[Standards] XEP-0392 angle generation

Jonas Wielicki jonas at wielicki.name
Thu Nov 23 16:02:36 UTC 2017


Hi Marcel,

Thank you very much for your feedback. There’s some valuable stuff in there.


On Mittwoch, 22. November 2017 09:36:48 CET Marcel Waldvogel wrote:
> Jonas Wielicki wrote:
> > Yes, I plan to clarify this soon. Will take a few days though, for
> > reasons beyond my control.
> > FTR: the test vectors for palette mapping are incorrect too. I’ll fix
> > those soon, too.
> 
> This means there is still time to improve on the XEP? 

Sure! This XEP is a bit more tricky because we don’t have anything on the 
protocol level to base the versioning on. This should not stop us from 
developing it while it is still Experimental though.


> Great!
> Here are some comments:
> * 5.1 Angle generation
> 
> > 1. Run the input through SHA-1
> 
> I know this is not a security-relevant protocol, so the security
> weaknesses of SHA-1 are not a problem here. But I expect SHA-1 to be
> uncommon/deprecated "soon" (in standards time spans, i.e., in the next
> decade) and there will be security checkers that will flag any use of
> SHA-1 as a potential security problem.
> If we create a standard now, why not use an up-to-date hash function,
> such as SHA-256?

I see your point. Hash functions will always be a moving target, but I think 
that due to the wide-spread use SHA-1 has seen in e.g. git and hg, it won’t go 
away *that* easily (even if it is phased out for those and other security-
relevant applications).

If we would be choosing a modern hash function, something from the SHA3 family 
or blake would be more sensible.


> > 3. Divide the value by 65535 (use float division) and multiply it by
> > 2π (two Pi).
> 
> Dividing by 65535 will result in values from 0 to 1, inclusive. That
> means there will be both 0 and 2π values, which are the same, making 0
> twice as common as the other values.
> Recommendation: Divide by 65536 instead.

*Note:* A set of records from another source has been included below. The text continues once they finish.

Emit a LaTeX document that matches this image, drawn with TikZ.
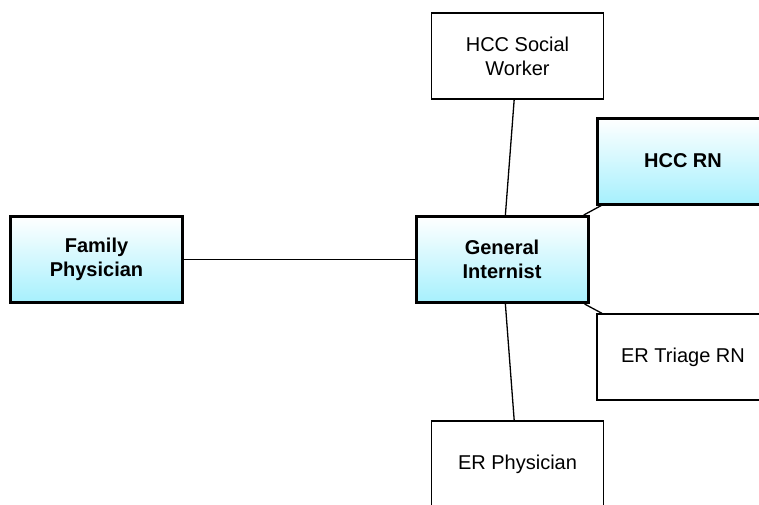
\documentclass[tikz,border=0pt]{standalone}
\usepackage{fontspec}
\setmainfont{Liberation Sans}
\usepackage{tikz}
\definecolor{boxcyan}{RGB}{166,240,253}

\begin{document}
\begin{tikzpicture}[x=1pt,y=-1pt,
  font=\fontsize{20}{24}\selectfont,
  role/.style={draw=black,line width=1.2pt,fill=white,align=center,
    minimum width=172pt,minimum height=86pt,inner sep=0pt},
  lead/.style={role,line width=3pt,top color=white,bottom color=boxcyan,
    font=\fontsize{20}{24}\selectfont\bfseries},
  link/.style={line width=1.3pt,black},
]

\useasboundingbox (0,0) rectangle (759,504);
\clip (0,0) rectangle (759,504);

% ------------------------------------------------------------------
% team members
% ------------------------------------------------------------------
\node[lead] (fam) at (96.5,259.5) {Family\\Physician};
\node[lead] (gen) at (502,259.5)  {General\\Internist};
\node[role] (sw)  at (517.5,56)   {HCC Social\\Worker};
\node[lead] (rn)  at (683,161)    {HCC RN};
\node[role] (tri) at (683,357)    {ER Triage RN};
\node[role] (erp) at (517.5,464)  {ER Physician};

% ------------------------------------------------------------------
% links to the general internist
% ------------------------------------------------------------------
\draw[link] (fam) -- (gen);
\draw[link] (gen) -- (sw);
\draw[link] (gen) -- (rn);
\draw[link] (gen) -- (tri);
\draw[link] (gen) -- (erp);

\end{tikzpicture}
\end{document}
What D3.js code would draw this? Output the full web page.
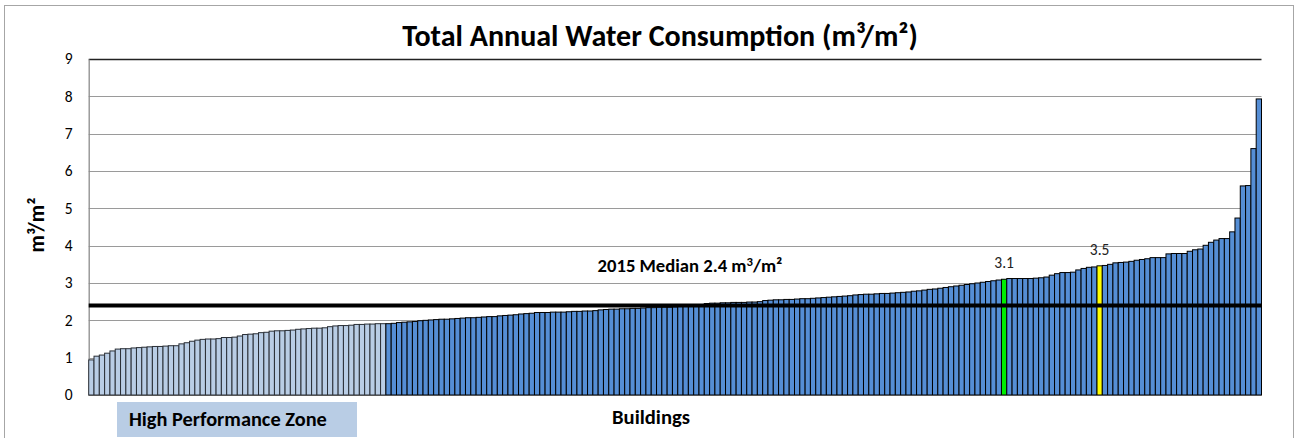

I agree with your recommendation. This has been pointed out by multiple people 
and is fully correct.


> * 5.2 Corrections for Color Vision Deficiencies
> 
> > 5.2.1 Red/Green-blindness
> > Divide the angle by two.
> 
> This will change *all* angles, with the exception of 0, when toggling
> between traditional and color-blind values, which breaks consistency
> more than necessary.
> Recommendation: An alternative would be to use the angle modulo π (pi).
> This would cause half of the colors to remain the same.
> (For those afraid to calculate modulo an irrational number: The same
> effect can be achieved by clearing the most significant bit of the 16-
> bit input value after step 2 of 5.1 instead of doing it on the angle.)

Interesting idea. I will have to take a look how this behaves in some color-
blindness simulators.


> > 5.2.2 Blue-blindness
> > Divide the angle by two and add π/2 (half Pi).
> 
> The same applies here: We can keep 50% of the colors the same and thus
> increase recognition value when toggling as follows:
> Recommendation: angle = ((angle - π/2) mod π) + π/2
> (For those trying to avoid floating-point arithmetic, the same can be
> achieved by setting bit 15 (MSB) of the 16-bit input value to the
> inverse of bit 14.)

Same as above.


> * 5.5 Adapting the Color for specific Background Colors
> I presume this "inverse alpha" calculation should be applied always,
> even on white backgrounds? 

Maybe™. We need deployment experience with that (I only played around with it 
on some uniformly colored backgrounds for testing, and there the effect was 
quite useful). Another way I am thinking of is to fully saturize the 
background color for the "inverse alpha" calculation and separate the color 
(hue) from a to-be-specified brightness adaption.


> Otherwise, there is a discontinuity. It
> would be good to explain the rationale behind this part.

Can you specify what is unclear here?